A visitation will be held 9:45 to 10:45 a.m. on Wednesday, Jan. 8, with the Funeral Mass at 11 a.m. at the Church of St. Francis of Assisi at 135 West 31st Street, New York, NY 10001. Interment will be at a later date.
Fr. John was born Oct. 29, 1939, in Rochester, New York, to Julian and Margaret (née Keefe). He attended Scottsville Grammar School and Scottsville High School in Scottsville, New York, before attending St. Joseph’s Seraphic Seminary in Callicoon, New York, from 1957 to 1961.
Fr. John was received into the Order of Friars Minor on July 14, 1961, and professed his first vows as a Franciscan on July 15, 1962, at St. Raphael Novitiate in Lafayette, New Jersey. He professed solemn vows on Aug. 22, 1965, at Christ the King Seminary in Allegany, New York. He was ordained to the priesthood on Dec. 16, 1967, at the Franciscan Monastery in Washington, D.C. Following ordination, Fr. John continued his education at The Catholic University of America in Washington, D.C., where he earned a bachelor’s degree in theology and master’s degree in sociology.
In 1969, he moved to New York City, where he served for the next 53 years. His first assignment was to the Church of St. Francis of Assisi. In the mid 1970s, Fr. John began an outreach ministry to the elderly and mentally ill living in a nearby rundown single room (SRO) hotel, inviting tenants to the lobby for coffee. As the community grew, Fr. John and a psychiatric social worker began providing residents with desperately needed services.

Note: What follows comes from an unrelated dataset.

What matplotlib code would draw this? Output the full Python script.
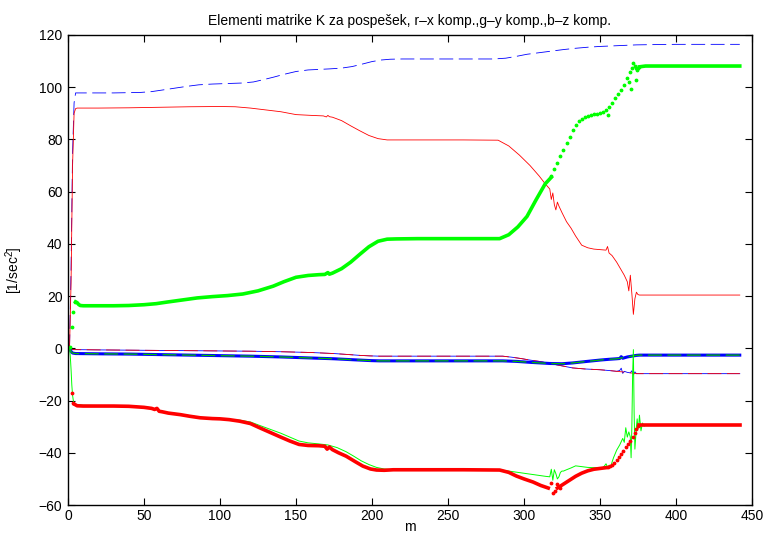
import matplotlib

matplotlib.use("Agg")
from matplotlib import pyplot as plt

plt.rcParams["font.family"] = ["Liberation Sans", "DejaVu Sans"]
plt.rcParams["mathtext.default"] = "regular"
plt.rcParams["lines.scale_dashes"] = False

RED = "#ff0000"
GREEN = "#00ff00"
BLUE = "#0000ff"
DASH = (0, (10, 4))

TITLE = "Elementi matrike K za pospešek, r–x komp.,g–y komp.,b–z komp."
X_TICKS = [0, 50, 100, 150, 200, 250, 300, 350, 400, 450]
Y_TICKS = [-60, -40, -20, 0, 20, 40, 60, 80, 100, 120]

# blue dashed, upper (z)
blue_dash_m = [1, 2, 3, 4, 5, 10, 20, 30, 40, 48, 55, 62, 70, 78, 86, 95, 105, 115, 122, 128,
               135, 142, 150, 158, 165, 172, 180, 187, 194, 200, 206, 212, 220, 240, 260, 280,
               288, 295, 302, 310, 318, 326, 334, 342, 350, 358, 366, 374, 385, 400, 420, 442]
blue_dash_v = [0, 30, 75, 94, 97.8, 97.8, 97.8, 97.8, 97.9, 98.0, 98.3, 98.9, 99.6, 100.3, 100.9,
               101.2, 101.4, 101.6, 102.0, 102.8, 103.8, 104.9, 106.0, 106.6, 106.8, 107.0, 107.3,
               107.9, 108.9, 109.8, 110.4, 110.7, 110.8, 110.8, 110.8, 110.8, 111.1, 111.8, 112.6,
               113.2, 113.8, 114.4, 114.9, 115.3, 115.6, 115.8, 116.0, 116.2, 116.3, 116.4, 116.4,
               116.4]

# red thin solid, upper (x)
red_thin_m = [1, 2, 3, 4, 5, 6, 10, 20, 40, 60, 80, 100, 110, 120, 130, 140, 150, 160, 168, 170,
              171, 172, 174, 180, 186, 192, 198, 204, 210, 216, 230, 260, 283, 290, 297, 304, 310,
              314, 317, 318, 319, 320, 321, 322, 323, 325, 328, 331, 334, 338, 342, 346, 350, 354,
              355, 356, 358, 361, 364, 366, 368, 369, 370, 371, 372, 373, 374, 375, 376, 380, 400,
              442]
red_thin_v = [0, 25, 70, 90, 91.8, 92, 92, 92, 92.1, 92.3, 92.5, 92.6, 92.5, 92, 91.3, 90.6, 89.5,
              89.2, 89, 88.6, 89.2, 88.7, 88.5, 87.2, 85.2, 83.3, 81.5, 80.3, 79.8, 79.8, 79.8,
              79.8, 79.7, 77.5, 74, 70, 66, 63, 61, 57, 59.5, 55, 53, 56, 54.5, 52, 48.5, 46, 43,
              39.5, 38.5, 38, 37.8, 37.6, 39, 36.5, 35.5, 33, 30, 28, 25.5, 22, 28, 21, 13, 19,
              21.5, 20.6, 20.4, 20.4, 20.4, 20.4]

# green dotted, upper (y): dense run, sparse dots, dense tail
green_dot_m = [5, 6, 7, 8, 10, 20, 30, 40, 50, 58, 65, 75, 85, 95, 105, 115, 125, 135, 142, 150,
               158, 165, 169, 171, 172, 174, 180, 186, 192, 198, 204, 210, 216, 230, 260, 284,
               290, 296, 302, 308, 314, 318]
green_dot_v = [17.8, 17.5, 16.8, 16.4, 16.3, 16.3, 16.3, 16.4, 16.7, 17.1, 17.7, 18.5, 19.3, 19.8,
               20.2, 20.8, 22.0, 23.8, 25.5, 27.2, 27.9, 28.2, 28.3, 29.0, 28.4, 28.8, 30.5, 33.0,
               36.0, 38.9, 41.0, 41.8, 41.9, 42.0, 42.0, 42.0, 43.5, 46.5, 50.5, 56.9, 63.0, 65.5]
green_pts_m = [1.5, 2.5, 3.2, 4.5, 318, 320, 322, 324, 326, 328, 330, 332, 334, 336, 338, 340, 342,
               344, 346, 348, 350, 352, 354, 355.5, 356, 358, 360, 362, 364, 366, 368, 369, 370,
               370.5, 371, 372, 373, 373.7, 374, 374.2, 375, 376]
green_pts_v = [0.5, 8.3, 13.8, 17.6, 66, 68.5, 71, 73.5, 76, 78.5, 81, 83.5, 85.5, 87, 88, 88.6,
               89, 89.3, 89.6, 89.9, 90.2, 90.6, 91.2, 89.4, 92.3, 94, 95.8, 97.3, 99, 100.7,
               103.4, 101.8, 106, 99.2, 107.5, 109.2, 108, 102.8, 107.2, 106.5, 107.5, 107.8]
green_tail_m = [376, 380, 400, 420, 442]
green_tail_v = [107.8, 108.1, 108.1, 108.1, 108.1]

# red dotted, lower (x)
red_dot_m = [4.5, 6, 10, 20, 30, 40, 50, 55, 57, 58.5, 60, 62, 66, 74, 80, 87, 95, 100, 106, 113,
             120, 126, 133, 140, 146, 152, 158, 165, 169, 170.5, 172, 174, 178, 183, 189, 194,
             199, 203, 208, 214, 230, 260, 284, 290, 295, 300, 306, 311, 316]
red_dot_v = [-21.5, -22, -22.1, -22.1, -22.1, -22.2, -22.6, -23, -23.4, -23.0, -24.1, -24.3,
             -24.8, -25.4, -26.0, -26.6, -26.9, -27.0, -27.3, -27.9, -28.8, -30.4, -32.2, -34.0,
             -35.5, -36.8, -37.2, -37.3, -37.5, -38.6, -37.8, -38.8, -40.0, -41.3, -43.4, -45.1,
             -46.2, -46.6, -46.7, -46.5, -46.5, -46.5, -46.6, -47.5, -48.9, -50.0, -51.2, -52.5,
             -53.5]
red_mid_m = [322, 326, 330, 334, 338, 342, 346, 350, 354]
red_mid_v = [-53.5, -52, -50.5, -49, -47.8, -46.9, -46.3, -46, -45.7]
red_pts_m = [2.8, 3.6, 317.5, 319, 320.5, 322, 323.5, 355, 356.5, 358, 359.5, 361, 362.5, 364,
             365.5, 367, 368.5, 370, 371.5, 373, 374, 375]
red_pts_v = [-17, -21, -51.5, -55.5, -54.5, -51.8, -53.5, -45.6, -45.2, -44.6, -43.8, -42.8,
             -41.8, -40.5, -39.2, -37.8, -36.5, -35.5, -34, -32.5, -31, -29.8]
red_tail_m = [376, 380, 400, 420, 442]
red_tail_v = [-29.5, -29.5, -29.5, -29.5, -29.5]

# green thin solid, lower (y)
green_thin_m = [1, 1.5, 2, 2.5, 3, 3.5, 4, 5, 10, 20, 40, 55, 57, 58.5, 60, 66, 74, 87, 100, 113,
                120, 126, 133, 140, 146, 152, 158, 165, 171, 177, 183, 188, 193, 198, 203, 208,
                212, 230, 260, 284, 290, 296, 302, 308, 314, 317, 318, 319, 320, 321, 322, 323,
                324, 325, 326, 328, 331, 334, 338, 342, 346, 350, 352, 353, 354, 355, 356, 357,
                358, 359, 361, 363, 365, 366, 367, 368, 369, 370, 370.5, 371, 371.5, 372, 372.5,
                373, 374, 374.5, 375, 375.5, 376, 377, 378, 379, 380, 400, 442]
green_thin_v = [0, -3, -8, -14, -18, -20, -21, -21.5, -21.8, -21.9, -22.0, -22.7, -23.3, -23, -24,
                -24.6, -25.2, -26.4, -26.9, -27.5, -28.2, -29.5, -31, -32.5, -34, -35.5, -36.2,
                -36.6, -37, -38, -39.6, -41.3, -43.1, -44.5, -45.6, -46.2, -46.4, -46.5, -46.5,
                -46.5, -47, -47.5, -48, -48.5, -49, -49.2, -46.3, -50.5, -46.5, -48, -50, -49.2,
                -47.5, -47, -47, -46.5, -45.8, -45, -45.3, -45.6, -45.7, -45.7, -45.6, -45, -44.2,
                -45.5, -44.8, -45.7, -43.5, -41.8, -39, -37, -34.5, -36, -30.4, -34, -32, -34,
                -41.9, -30, -10, -0.5, -25, -38.6, -30, -27, -31, -29.8, -25.6, -31.6, -28.6,
                -29.8, -29.5, -29.5, -29.5]

# near zero, upper pair: blue thin solid (with wiggles) and red dashed
blue_thin_m = [0.5, 1, 2, 3, 5, 20, 40, 60, 80, 100, 120, 140, 160, 175, 185, 192, 199, 205, 210,
               230, 260, 286, 292, 298, 304, 310, 317, 324, 332, 340, 350, 356, 361, 363, 364,
               365, 366, 368, 370, 371, 372, 373, 374, 376, 400, 442]
blue_thin_v = [0.8, 0.3, -0.3, -0.5, -0.5, -0.6, -0.7, -0.8, -0.9, -1.0, -1.1, -1.3, -1.6, -2.0,
               -2.4, -2.7, -2.9, -3.0, -3.0, -3.0, -3.0, -3.0, -3.4, -3.9, -4.5, -5.0, -5.8, -6.6,
               -7.5, -7.9, -8.2, -8.5, -8.8, -8.5, -7.6, -9.6, -8.8, -9.2, -9.4, -8.6, -10.2,
               -9.0, -9.7, -9.7, -9.7, -9.7]
red_dash_m = [0.5, 1, 2, 3, 5, 20, 40, 60, 80, 100, 120, 140, 160, 175, 185, 192, 199, 205, 210,
              230, 260, 286, 292, 298, 304, 310, 317, 324, 332, 340, 350, 356, 361, 366, 370,
              374, 376, 400, 442]
red_dash_v = [0.8, 0.3, -0.3, -0.5, -0.5, -0.6, -0.7, -0.8, -0.9, -1.0, -1.1, -1.3, -1.6, -2.0,
              -2.4, -2.7, -2.9, -3.0, -3.0, -3.0, -3.0, -3.0, -3.4, -3.9, -4.5, -5.0, -5.8, -6.6,
              -7.5, -7.9, -8.2, -8.5, -8.8, -9.1, -9.4, -9.7, -9.7, -9.7, -9.7]

# near zero, lower pair: blue dotted and green dashed
blue_dot_m = [0.5, 1, 2, 3, 5, 20, 40, 60, 80, 100, 120, 140, 160, 175, 185, 192, 199, 205, 230,
              260, 286, 295, 305, 317, 325, 332, 340, 350, 356, 361, 363, 364, 365, 368, 372,
              374, 376, 400, 442]
blue_dot_v = [0.5, 0, -1.2, -1.8, -2.0, -2.1, -2.2, -2.4, -2.6, -2.8, -3.0, -3.3, -3.7, -4.0,
              -4.3, -4.5, -4.7, -4.8, -4.8, -4.8, -4.8, -5.0, -5.4, -5.8, -5.9, -5.6, -5.1, -4.5,
              -4.2, -4.0, -3.9, -3.2, -3.8, -3.3, -2.9, -2.7, -2.6, -2.6, -2.6]
green_dash_m = [0.5, 1, 2, 3, 5, 20, 40, 60, 80, 100, 120, 140, 160, 175, 185, 192, 199, 205,
                230, 260, 286, 295, 305, 317, 325, 332, 340, 350, 356, 361, 368, 372, 374, 376,
                400, 442]
green_dash_v = [0.5, 0, -1.2, -1.8, -2.0, -2.1, -2.2, -2.4, -2.6, -2.8, -3.0, -3.3, -3.7, -4.0,
                -4.3, -4.5, -4.7, -4.8, -4.8, -4.8, -4.8, -5.0, -5.4, -5.8, -5.9, -5.6, -5.1,
                -4.5, -4.2, -4.0, -3.3, -2.9, -2.7, -2.6, -2.6, -2.6]


fig = plt.figure(figsize=(7.65, 5.36), dpi=100, facecolor="white")
ax = fig.add_axes([0.0889, 0.0578, 0.894, 0.877])

ax.plot(blue_thin_m, blue_thin_v, color=BLUE, lw=0.6)
ax.plot(red_dash_m, red_dash_v, color=RED, lw=0.6, linestyle=DASH)
ax.plot(blue_dot_m, blue_dot_v, color=BLUE, lw=2.2)
ax.plot(green_dash_m, green_dash_v, color="#00c000", lw=0.9, linestyle=DASH)

ax.plot(green_thin_m, green_thin_v, color=GREEN, lw=0.7)
ax.plot(red_dot_m, red_dot_v, color=RED, lw=2.6)
ax.plot(red_mid_m, red_mid_v, color=RED, lw=2.6)
ax.plot(red_tail_m, red_tail_v, color=RED, lw=2.6)
ax.plot(red_pts_m, red_pts_v, ".", color=RED, ms=3.5)

ax.plot(blue_dash_m, blue_dash_v, color=BLUE, lw=0.6, linestyle=DASH)
ax.plot(red_thin_m, red_thin_v, color=RED, lw=0.6)
ax.plot(green_dot_m, green_dot_v, color=GREEN, lw=2.6)
ax.plot(green_tail_m, green_tail_v, color=GREEN, lw=2.6)
ax.plot(green_pts_m, green_pts_v, ".", color=GREEN, ms=3.5)

ax.set_xlim(0, 450)
ax.set_ylim(-60, 120)
ax.set_xticks(X_TICKS)
ax.set_yticks(Y_TICKS)
ax.tick_params(direction="in", top=True, right=True, length=5, width=0.8,
               labelsize=10, pad=4, colors="black")
ax.tick_params(axis="x", pad=3)
for spine in ax.spines.values():
    spine.set_linewidth(1.0)
    spine.set_color("black")

ax.set_title(TITLE, fontsize=10, pad=7)
ax.set_xlabel("m", fontsize=10, labelpad=-2)
ax.set_ylabel("[1/sec$^2$]", fontsize=10, labelpad=10)

fig.savefig("out.png", dpi=100, facecolor="white")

When the hotel announced it would close in 1979, Fr. John, together with the late Fr. John Felice, OFM, and Fr. Tom Walters, OFM, purchased a nearby building and, in 1980, opened St. Francis Residence I, a 100-unit SRO facility offering permanent housing, support services and community for the mentally ill. It was one of the first permanent supportive housing projects of its kind.
Today St. Francis Friends of the Poor comprises three residences and is home to some 255 tenants. A model for the permanent supportive housing movement, people have traveled from across the United States to visit, study and replicate its methods. The Fathers John advocated for funding and policies to help spread their supportive housing model and in 1990, the historic New York/New York Agreement to House Homeless Mentally Ill, the nation’s first long-term commitment to supportive housing, was signed in front of St. Francis Residence I. Today there are more than 32,000 supportive housing units in New York City alone.
Fr. John served as co-director and program manager of the three residences until 2016, and continued to be present at the residences and a member of the board of directors until his passing.
He is preceded in death by his parents and his siblings Jane and Malcolm. He is survived by his sister-in-law Barbara McVean, his nieces and nephews, numerous cousins, the St. Francis Friends of the Poor community, friends and the friars of the Province of Our Lady of Guadalupe. May he rest in peace.